I had been to film festivals before and had been competing for certain things before. I made a short that went to Tribeca in the competition and competed. But ABFF was the first time that I ever took a film to a festival and received an award. In another way, ABFF was such a great experience just because everybody was black. It was amazing, you know? I’ve never been anywhere like that. For me, film festivals were a different thing. I’d been at Tribeca and I’d been in Cannes, you know what I’m saying, which is not ABFF.
And this was my first time in Miami, you know, and there was all of this amazing positivity and support coming from people that looked like me or you. It was moving. It was a festival experience I’ll never forget; meeting all those filmmakers I still have relationships with. And yeah, I feel like I had already won just by being there. It was supported by HBO, and it was a phenomenal experience.
Finally, writing — I want to ask you specifically about a couple of scenes. So the dog scene. Most people that I talk to about the film have a very strong idea of what the dog scene is. They either love the dog scene or they hate the dog scene.
Either love or hate it, yeah, yeah. [Laughs]
I’ve talked with lots of people — critics, black, white, homies, whatever.
And I don’t even bring it up. Somehow the dog makes its way into any conversation. Are you finding that?
Oh yeah, yeah, definitely.
What do you think it is about that scene that’s causing so much conversation?
I think it’s a few things. Any time you have a scene with a pet or an animal, it’s going to seem like something that’s on the nose or manipulative. That’s where I think the critical side of it comes from. People think we’re putting it there to make the audience sympathize with the main character. I think the people that like it see it more for the reasons that it’s there.
Why is it there?
It’s funny because with Oscar on that day, he did a lot of stuff with other people, but then there was a gap, a time where he was by himself. And for me, as a filmmaker, I look back on days when things went bad, when things were off, and oftentimes there were things there that were kinda in the air. You know what I mean? That’s the kind of person that I am, you know? And in the Bay, and in a lot of places in urban environments, pit bulls are something that African Americans have a connection with, just like, straight up, flat out, you know what I’m saying? Like, that’s something that we have a connection with, and there’s a lot of similarities between them and us, specifically as black males. Pit bulls are the only dog that in certain places you can’t have because they’re illegal. You see pit bulls in the media, you see them as attacking a little kid. Or a pit bull does this, a pit bull does that; these negative things. Very similar to how you see us in the media.

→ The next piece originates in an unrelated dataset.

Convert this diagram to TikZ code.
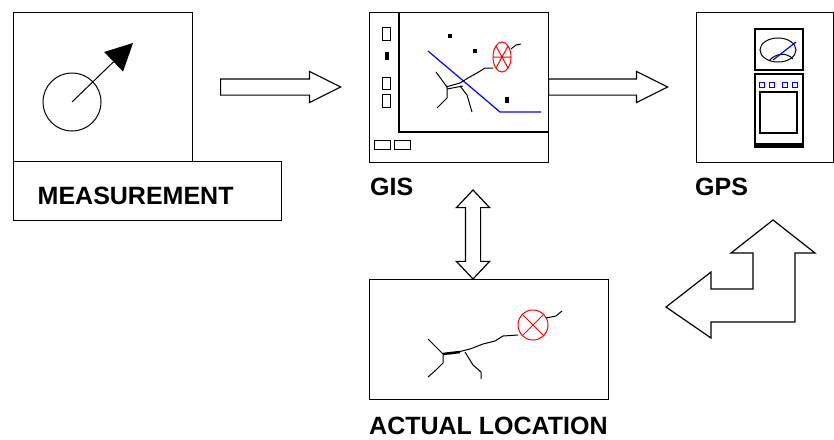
\documentclass[tikz,border=0pt]{standalone}
\usepackage{fontspec}
\setmainfont{Liberation Sans}
\usetikzlibrary{arrows.meta,positioning,shapes.arrows}

\begin{document}
\begin{tikzpicture}[
  x=1pt, y=-1pt,
  font=\fontsize{25}{30}\selectfont\bfseries,
  box/.style={draw, line width=1.4pt, inner sep=0pt, anchor=north west},
  lbl/.style={anchor=west, inner sep=0pt},
  blk/.style={single arrow, draw, line width=1.2pt, inner sep=7.5pt,
    single arrow head extend=7.5pt, single arrow tip angle=53.13,
    minimum height=120pt, anchor=tail},
  dblk/.style={double arrow, draw, line width=1.2pt, inner sep=7pt,
    double arrow head extend=9pt, double arrow tip angle=86.5,
    minimum height=89pt, rotate=90},
  thin/.style={line width=1pt},
  road/.style={line width=1pt, line join=round}
]
\useasboundingbox (0,0) rectangle (834,439);

% boxes
\node[box, minimum width=179pt, minimum height=149pt] (meas) at (13,12) {};
\node[box, minimum width=268pt, minimum height=59pt, text width=220pt,
  text height=26pt, text depth=0pt, inner xsep=24pt, align=left]
  (measlbl) at (13,161) {MEASUREMENT};
\node[box, minimum width=179pt, minimum height=150pt] (gis) at (369,12) {};
\node[box, minimum width=137pt, minimum height=150pt] (gps) at (696,12) {};
\node[box, minimum width=239pt, minimum height=120pt] (actual) at (369,279) {};
\node[lbl] (gislbl) at (370,187) {GIS};
\node[lbl] (gpslbl) at (695,187) {GPS};
\node[lbl] (actlbl) at (369,426) {ACTUAL LOCATION};

% block arrows
\node[blk] (togis) at (220,87) {};
\node[blk, minimum height=119pt] (togps) at (548,87) {};
\node[dblk] (link) at (473,234.5) {};
\draw[line width=1.2pt] (773,220) -- (815,253) -- (795,253) -- (795,322)
  -- (711,322) -- (711,338) -- (666,307) -- (711,272) -- (711,289)
  -- (753,289) -- (753,253) -- (731,253) -- cycle;

% measurement dial
\node[circle, draw, thin, minimum size=58pt, inner sep=0pt] (dial) at (72,102) {};
\coordinate (dialtip) at (133,43);
\draw[thin, -{Triangle[length=27pt, width=27pt]}] (dial.center) -- (dialtip);

% gis screen
\draw[line width=1.4pt] (399,12) -- (399,132) -- (548,132);
\draw[thin] (382,27) rectangle (390,40);
\fill (385,52) rectangle (389,60);
\draw[thin] (382,77) rectangle (390,89);
\draw[thin] (382,94) rectangle (390,107);
\draw[thin] (374,140) rectangle (390,149);
\draw[thin] (394,140) rectangle (410,149);
\fill (448,34) rectangle (452,38);
\fill (473,49) rectangle (477,53);
\fill (505,97) rectangle (509,103);
\draw[blue, line width=1.2pt] (428,51) -- (500,112) -- (541,112);
\draw[road] (493,68) -- (485,68) -- (477,73) -- (468,78) -- (460,83) -- (446,87);
\draw[road] (447,89) -- (463,86);
\draw[road] (436,72) -- (447,87) -- (447,98) -- (437,108);
\draw[road] (460,86) -- (467,95) -- (472,112);
\draw[red, thin] (502,57) ellipse (9 and 15);
\draw[red, thin] (496,46) -- (508,68) (508,46) -- (496,68) (493,57) -- (511,57);
\draw[thin] (511,49) -- (516,45) -- (521,44);

% gps unit
\draw[line width=1.2pt] (755,29) rectangle (803,70);
\draw[thin] (778,50) ellipse (18 and 12);
\draw[thin] (769,61) .. controls (775,53) and (787,52) .. (793,59);
\draw[blue, line width=1.2pt] (773,60) -- (796,42);
\draw[line width=1.2pt] (755,74) rectangle (803,147);
\fill (755,143) rectangle (803,147);
\foreach \x in {759,769,782,792}
  \draw[blue, line width=1.5pt] (\x.5,82.5) rectangle ++(5,5);
\draw[line width=1.2pt] (760,92) rectangle (797,133);

% actual location
\draw[red, thin] (533,325) circle (15);
\draw[red, thin] (522.4,314.4) -- (543.6,335.6) (543.6,314.4) -- (522.4,335.6);
\draw[thin] (546,318) -- (556,316) -- (562,311);
\draw[road] (518,335) -- (503,336) -- (495,341) -- (483,344) -- (470,349) -- (458,352);
\draw[line width=2.5pt] (443,354) -- (460,352);
\draw[road] (428,339) -- (443,354) -- (443,363) -- (436,370) -- (428,377);
\draw[road] (465,352) -- (473,365) -- (481,372) -- (481,379);
\end{tikzpicture}
\end{document}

And people who own pit bulls, they’ll tell you they’re like the coolest dogs in the world. It’s hands down the most popular dog in the Bay Area. Like, it’s the dog people love, and they have incredible ties to people. That’s the kind of animal that they are. That’s what they represent. So in many ways, the pit bull represents us. And that scene is something that people connect with for that reason. And for the people that would get that scene? That was why we left it in there.
I think what you just said is right: “people that get it.” Because if you don’t want to give yourself over to the film, that scene is the excuse where you can say, “Ah, I’m being manipulated.” If you are choosing to fall into the humanity of the film, then that scene is very affecting. It’s interesting to be able to boil it down to a scene.
It’s cool to have divisive scenes going, you know?
Researching Oscar I heard stories about him where while he was incarcerated, one of his best friends on the outside was killed. So when he got out, everybody around him had grieved. Like, everybody got over it, but he was in jail. So when he got out, his friends were checking up on him about that, like, “Man, are you cool, man?” “Oh, yeah, I’m fine. Everything is cool. Everything is fine.” And one day one of his friends was looking for him, couldn’t find him. Went to the cemetery on a fluke and found Oscar there crying his eyes out. You know what I’m saying, over his friend. And I realized [he is] the kind of dude that cries alone, you know what I mean, like when nobody else is around. He’s holding it in for when nobody else is around. And in this film, you get to see how everybody else reacts to senseless violence, how it affects them except for the person that [it happens to]. So more than anything, [the scene is] the opportunity to see how he reacts to it.
I want to tell you about a scene that really resonated with me: Oscar, by himself, driving in his car with the music up. He’s calling his mom, talking about picking something up from the grocery store. What struck me is the profile shot of him in the car with the music on and the windows open, and he’s just driving. I don’t know how many times growing up I looked to the right of me in the car and see a brother in the car with the music up, right?
And for me, to see a film in the context of Sundance, where I saw the film, I literally look around me, and it’s filled with white people seeing that same image that I see every day. I know they see it too. But now they have knowledge and context for what that brother’s day was like before that moment. Where you just see some hood in the car with the music up? No. He has a daughter. He has a mother. He has bills. He has worries. He has blood in his veins.
That scene made me cry. And we hadn’t even gotten into the narrative yet. I was that emotionally into it. You deconstructed something we see every day and allowed people a way into it. That’s one of the reasons why I think this film is so important, and that’s a lot of weight on a film. From my knowledge, the film hasn’t really screened widely in the African-American community yet, but are you feeling the weight of the way the community of black folk will take these [scenes] as opposed to the way that the dominant culture will take them?
Yeah, I feel the weight. But I feel comforted in that I was always honest to how I was feeling and how the people that were involved were feeling while we were making it. I feel comfortable giving that to that community because it comes from an honest place in me, and I’m a member of that community. And what you say is very moving about that scene because I feel like the media is how we connect with other facets of humanity. I came up watching American TV. I’ve never been a police officer, but I feel like I know what a cop says when he comes up to [a crime] scene because I’ve seen Law and Order or CSI. And I ask myself, what aspect of us are we exposing to other people? It’s like we’re newspaper headlines, we’re caricatures. Our humanity is squeezed out to the point where people who are not familiar with us don’t see us as human beings. But we see ourselves as human beings from the inside out. So I hope to capture that humanity, the stuff we’re going through every day, from the inside out. And I hope that people on the inside of that connect with it. So yes, I feel the pressure, but I’m good with the pressure, if you know what I mean.